Just before his transfer out of Oxenholme, Elder Beckstrom experienced something he couldn't explain or laugh off like he could the praying incident.
"It had been raining for a couple of days . . . so there was quite a bit of fog when we were coming back from Kendal that night. It was hard to even see the hedgerow on the other side of the road," Beckstrom says.
The two reached their apartment just as darkness was setting in. Beckstrom recalls, "[Elder Taylor] was just sitting by the window reading a letter and he looked out the window and said, 'Look. There’s somebody out in the field.'
"I asked, 'What do you mean?' and he said, 'There’s a light out in the field.'"
After coming over to the window, Beckstrom could see the "glow of [something] like a Coleman lantern, but softer," out in the pasture.
"We looked to see if we could see anything [else], but there was quite a bit of fog. But then we saw the light coming back toward the house. It came to the first row of stone fences and I expected it to stop or hesitate while someone made their way over the fence, but it just continued to float past."
The light came down the pasture to within 100 feet of the missionaries' window before disappearing in a cluster of trees a little beyond the house.
Elder Beckstrom never saw the shadow or outline of a person holding the lantern. He never saw it pause while it went over stone fences. He never saw it bobbing as though someone were holding it while they walked.
"I asked [my companion], 'Did you see anybody?' And he said, 'No.' . . . .
"The next day we ran into the farmer as we were coming out of our apartment and we asked him if he had been out in the field late at night because we had seen a light coming down from the outer pasture.
"And that’s when he kind of chuckled and said, 'I’ve seen that light before, too.'"
After asking who it was, the farmer told Elder Beckstrom and Elder Taylor, "I think it is my grandfather. I think he comes back to check on the farm and the house."

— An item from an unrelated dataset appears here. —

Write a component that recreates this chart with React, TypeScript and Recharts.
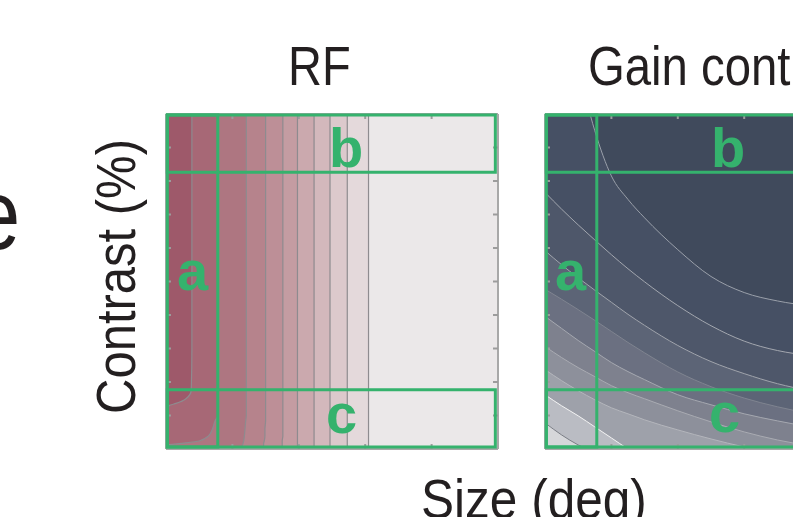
import { Area, CartesianGrid, ComposedChart, ReferenceArea, XAxis, YAxis } from 'recharts'

// ---- shared geometry of the two contour panels ----
const PLOT_W = 330
const PLOT_H = 333
const PLOT_TOP = 115
const PAD = 4
const INK = '#231f20'
const GREEN = '#35b26d'
const FRAME = '#a8a8a8'
const FONT = '"Liberation Sans", Arial, Helvetica, sans-serif'

const sizeTicks = [1, 2, 3, 4]
const contrastTicks = [1, 2, 3, 4, 5, 6, 7, 8, 9]

// ---- RF panel: contour edges x = f(contrast) ----
const rfContrast = [0, 0.1, 0.16, 0.24, 0.39, 0.6, 0.84, 1.0, 1.3, 1.36, 1.5, 1.75, 3, 6, 10]
const rfEdge1 = [-0.05, -0.05, -0.05, -0.05, -0.05, -0.05, -0.05, -0.05, 0.05, 0.15, 0.3, 0.38, 0.39, 0.39, 0.39]
const rfEdge2 = [-0.05, -0.05, 0.2, 0.5, 0.64, 0.7, 0.74, 0.78, 0.79, 0.79, 0.79, 0.79, 0.79, 0.79, 0.79]
const rfEdge3 = [1.14, 1.15, 1.16, 1.17, 1.18, 1.19, 1.2, 1.21, 1.21, 1.21, 1.21, 1.21, 1.21, 1.21, 1.21]
const rfEdge4 = [1.46, 1.47, 1.47, 1.48, 1.49, 1.49, 1.5, 1.5, 1.5, 1.5, 1.5, 1.5, 1.5, 1.5, 1.5]
const rfEdge5 = [1.74, 1.75, 1.75, 1.75, 1.76, 1.76, 1.76, 1.76, 1.76, 1.76, 1.76, 1.76, 1.76, 1.76, 1.76]
const rfEdge6 = [1.98, 1.98, 1.98, 1.98, 1.98, 1.98, 1.98, 1.98, 1.98, 1.98, 1.98, 1.98, 1.98, 1.98, 1.98]
const rfEdge7 = [2.23, 2.23, 2.23, 2.23, 2.23, 2.23, 2.23, 2.23, 2.23, 2.23, 2.23, 2.23, 2.23, 2.23, 2.23]
const rfEdge8 = [2.47, 2.47, 2.47, 2.47, 2.47, 2.47, 2.47, 2.47, 2.47, 2.47, 2.47, 2.47, 2.47, 2.47, 2.47]
const rfEdge9 = [2.73, 2.73, 2.73, 2.73, 2.73, 2.73, 2.73, 2.73, 2.73, 2.73, 2.73, 2.73, 2.73, 2.73, 2.73]
const rfEdge10 = [3.05, 3.05, 3.05, 3.05, 3.05, 3.05, 3.05, 3.05, 3.05, 3.05, 3.05, 3.05, 3.05, 3.05, 3.05]

// band colours, outermost (lightest) first
const rfBands = [
  { key: 'e10', fill: '#e4d9db' },
  { key: 'e9', fill: '#dcc9cc' },
  { key: 'e8', fill: '#d3b8bc' },
  { key: 'e7', fill: '#cba9ae' },
  { key: 'e6', fill: '#c49ca2' },
  { key: 'e5', fill: '#bd8f97' },
  { key: 'e4', fill: '#b6838c' },
  { key: 'e3', fill: '#ae7681' },
  { key: 'e2', fill: '#a76876' },
  { key: 'e1', fill: '#9e596a' },
]

const rfRows = rfContrast.map((c, i) => ({
  c,
  e1: rfEdge1[i],
  e2: rfEdge2[i],
  e3: rfEdge3[i],
  e4: rfEdge4[i],
  e5: rfEdge5[i],
  e6: rfEdge6[i],
  e7: rfEdge7[i],
  e8: rfEdge8[i],
  e9: rfEdge9[i],
  e10: rfEdge10[i],
}))

// ---- Gain control panel: contour levels contrast = f(size) ----
const gainSize = [0, 0.25, 0.5, 0.75, 1, 1.25, 1.5, 2, 2.5, 3, 3.5, 4, 4.5, 5]
const gainLevelA = [15.5, 13.4, 11.4, 9.5, 8.15, 7.45, 6.9, 5.95, 5.15, 4.67, 4.42, 4.27, 4.18, 4.14]
const gainLevelB = [7.66, 7.16, 6.69, 6.24, 5.8, 5.38, 4.99, 4.28, 3.68, 3.22, 2.94, 2.79, 2.73, 2.7]
const gainLevelC = [5.92, 5.5, 5.11, 4.74, 4.38, 4.02, 3.69, 3.09, 2.61, 2.25, 1.95, 1.74, 1.62, 1.56]
const gainLevelD = [4.77, 4.47, 4.16, 3.84, 3.51, 3.18, 2.87, 2.3, 1.86, 1.52, 1.26, 1.06, 0.92, 0.84]
const gainLevelE = [3.96, 3.6, 3.24, 2.91, 2.58, 2.31, 2.07, 1.62, 1.32, 1.05, 0.84, 0.66, 0.54, 0.45]
const gainLevelF = [3.06, 2.73, 2.43, 2.16, 1.89, 1.68, 1.5, 1.14, 0.81, 0.51, 0.27, 0.09, -0.06, -0.18]
const gainLevelG = [2.37, 2.04, 1.74, 1.47, 1.23, 1.05, 0.87, 0.57, 0.3, 0.06, -0.15, -0.33, -0.48, -0.6]
const gainLevelH = [1.62, 1.29, 0.99, 0.66, 0.33, 0.0, -0.3, -0.9, -1.5, -2.0, -2.4, -2.8, -3.1, -3.4]
const gainLevelI = [0.78, 0.42, 0.12, -0.12, -0.45, -0.75, -1.05, -1.6, -2.2, -2.7, -3.1, -3.5, -3.8, -4.1]

// fill below each level line, drawn from the top level downwards
const gainBands = [
  { key: 'A', fill: '#465064', stroke: '#9aa0aa' },
  { key: 'B', fill: '#4e576a', stroke: '#a3a7af' },
  { key: 'C', fill: '#5c6476', stroke: '#a0a4ac' },
  { key: 'D', fill: '#6b7081', stroke: '#7f8490' },
  { key: 'E', fill: '#7e818e', stroke: '#a5a8b0' },
  { key: 'F', fill: '#8d909b', stroke: '#a9abb2' },
  { key: 'G', fill: '#9ea1aa', stroke: '#b4b6bc' },
  { key: 'H', fill: '#babcc3', stroke: '#f4f4f4' },
  { key: 'I', fill: '#d6d7da', stroke: '#7b7e86' },
]

const gainRows = gainSize.map((s, i) => ({
  s,
  A: gainLevelA[i],
  B: gainLevelB[i],
  C: gainLevelC[i],
  D: gainLevelD[i],
  E: gainLevelE[i],
  F: gainLevelF[i],
  G: gainLevelG[i],
  H: gainLevelH[i],
  I: gainLevelI[i],
}))

// a / b / c selection boxes (size range, contrast range)
const boxA = { x1: 0.02, x2: 0.78, y1: 0.06, y2: 9.97 }
const boxB = { x1: 0.02, x2: 4.96, y1: 8.26, y2: 9.97 }
const boxC = { x1: 0.02, x2: 4.96, y1: 0.06, y2: 1.77 }
const boxes = [boxA, boxB, boxC]

const tickStyle = { stroke: '#9c9c9c', strokeWidth: 2 }
const axisStyle = { stroke: FRAME, strokeWidth: 2 }

// tick marks only, no tick text
const NoLabel = () => null

// four framing axes with short inward ticks; a zero-size axis is not drawn,
// so each one gets 1px and the chart margin gives that pixel back
function frameAxes(xKey?: string, yKey?: string, flipY = false) {
  return [
    <XAxis
      key="xb"
      type="number"
      dataKey={xKey}
      domain={[0, 5]}
      ticks={sizeTicks}
      allowDataOverflow
      height={1}
      mirror
      tick={NoLabel}
      tickSize={5}
      tickLine={tickStyle}
      axisLine={axisStyle}
    />,
    <XAxis
      key="xt"
      xAxisId="t"
      orientation="top"
      type="number"
      dataKey={xKey}
      domain={[0, 5]}
      ticks={sizeTicks}
      allowDataOverflow
      height={1}
      mirror
      tick={NoLabel}
      tickSize={5}
      tickLine={tickStyle}
      axisLine={axisStyle}
    />,
    <YAxis
      key="yl"
      type="number"
      dataKey={yKey}
      domain={[0, 10]}
      ticks={contrastTicks}
      reversed={flipY}
      allowDataOverflow
      width={1}
      mirror
      tick={NoLabel}
      tickSize={5}
      tickLine={tickStyle}
      axisLine={axisStyle}
    />,
    <YAxis
      key="yr"
      yAxisId="r"
      orientation="right"
      type="number"
      dataKey={yKey}
      domain={[0, 10]}
      ticks={contrastTicks}
      reversed={flipY}
      allowDataOverflow
      width={1}
      mirror
      tick={NoLabel}
      tickSize={5}
      tickLine={tickStyle}
      axisLine={axisStyle}
    />,
  ]
}

function boxAreas() {
  return boxes.map((b, i) => (
    <ReferenceArea
      key={`box${i}`}
      {...b}
      fill="none"
      stroke={GREEN}
      strokeWidth={3}
      // @ts-ignore zIndex exists on newer recharts builds
      zIndex={700}
    />
  ))
}

const margin = { top: PAD - 1, right: PAD - 1, bottom: PAD - 1, left: PAD - 1 }

function RfPanel() {
  return (
    <div style={{ position: 'absolute', left: 167 - PAD, top: PLOT_TOP - PAD }}>
      <ComposedChart
        width={PLOT_W + 2 * PAD}
        height={PLOT_H + 2 * PAD}
        data={rfRows}
        layout="vertical"
        margin={margin}
      >
        <CartesianGrid horizontal={false} vertical={false} fill="#ebe8e9" />
        {frameAxes(undefined, 'c', true)}
        {rfBands.map((b) => (
          <Area
            key={b.key}
            dataKey={b.key}
            type="monotone"
            fill={b.fill}
            fillOpacity={1}
            stroke="#8e8b8f"
            strokeWidth={1.2}
            dot={false}
            activeDot={false}
            isAnimationActive={false}
          />
        ))}
        {boxAreas()}
      </ComposedChart>
    </div>
  )
}

function GainPanel() {
  return (
    <div style={{ position: 'absolute', left: 546 - PAD, top: PLOT_TOP - PAD }}>
      <ComposedChart
        width={PLOT_W + 2 * PAD}
        height={PLOT_H + 2 * PAD}
        data={gainRows}
        margin={margin}
      >
        <CartesianGrid horizontal={false} vertical={false} fill="#404a5c" />
        {frameAxes('s', undefined)}
        {gainBands.map((b) => (
          <Area
            key={b.key}
            dataKey={b.key}
            type="monotone"
            fill={b.fill}
            fillOpacity={1}
            stroke={b.stroke}
            strokeWidth={1}
            dot={false}
            activeDot={false}
            isAnimationActive={false}
          />
        ))}
        {boxAreas()}
      </ComposedChart>
    </div>
  )
}

// panel letters and figure labels
const boxLetters = [
  { t: 'a', x: 177, y: 290 },
  { t: 'b', x: 329, y: 167 },
  { t: 'c', x: 326, y: 433 },
  { t: 'a', x: 555, y: 290 },
  { t: 'b', x: 711, y: 167 },
  { t: 'c', x: 709, y: 432 },
]

function Labels() {
  return (
    <svg
      width={793}
      height={517}
      style={{ position: 'absolute', left: 0, top: 0, pointerEvents: 'none' }}
      fontFamily={FONT}
    >
      <text transform="translate(-27,249) scale(0.85,1)" fontSize={100} fill={INK}>
        e
      </text>
      <text transform="translate(288,85) scale(0.84,1)" fontSize={56} fill={INK}>
        RF
      </text>
      <text transform="translate(588,85) scale(0.845,1)" fontSize={56} fill={INK}>
        Gain control
      </text>
      <text transform="translate(421,518) scale(0.885,1)" fontSize={56} fill={INK}>
        Size (deg)
      </text>
      <text transform="translate(135,414) rotate(-90) scale(0.875,1)" fontSize={56} fill={INK}>
        Contrast (%)
      </text>
      {boxLetters.map((l, i) => (
        <text key={i} x={l.x} y={l.y} fontSize={56} fontWeight="bold" fill={GREEN}>
          {l.t}
        </text>
      ))}
    </svg>
  )
}

export default function App() {
  return (
    <div
      style={{
        position: 'absolute',
        left: 0,
        top: 0,
        width: 793,
        height: 517,
        overflow: 'hidden',
        background: '#ffffff',
      }}
    >
      <RfPanel />
      <GainPanel />
      <Labels />
    </div>
  )
}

"That’s when we knew he was talking about a ghost," Beckstrom continues. "He said, 'Yeah, he comes to check out the house from time to time. My wife and I will hear him in the house as he moves things around or opens a door.'”
"After that, Elder Taylor and I started to wonder if Grandpa was coming up to our apartment and moving things around," Beckstrom adds. "[The farmer] never seemed creeped out by the visits. He seemed comforted that his grandfather was coming back to check on things."
An Unexpected Phone Conversation
Shortly after this conversation, Elder Beckstrom was talking with his zone leaders. That's when he brought up a question that had been bothering him since he first arrived at Oxenholme: Why did they bring two brand new missionaries into the area?
"The zone leaders said the other missionaries had claimed weird things were going on," Beckstrom explains. The zone leaders thought these were just tales the missionaries kept spreading among themselves, so they brought in fresh missionaries to kill the rumors.
That's when Elder Beckstrom told the zone leaders a bit about what he had been experiencing, asking if these encounters were anything like the "strange stories" the other missionaries had shared.
Not long after, he and Elder Taylor received new orders from the mission president: find a new apartment.
About the whole experience, Beckstrom says he never felt threatened or truly frightened—mostly curious.
“I always have wondered about the whole concept of ghosts. You hear so many ghost stories and I wondered about the idea that spirits would be left on earth to wander around and move milk bottles and other strange things. [This experience] didn’t make me believe any more [in the supernatural]. It was just random and interesting to see that the paranormal stories you hear maybe really could be happening."
Much of his calm reaction to these events Beckstrom credits to the knowledge he had as a missionary.
“Part of [why we never felt scared] was we had a perspective on the afterlife," he says.
Now, nearly 40 years later, Beckstrom still doesn't have an explanation for most of what he experienced, but he laughingly admits, “to this day that farmer could be laughing his head off about spooking the missionaries.”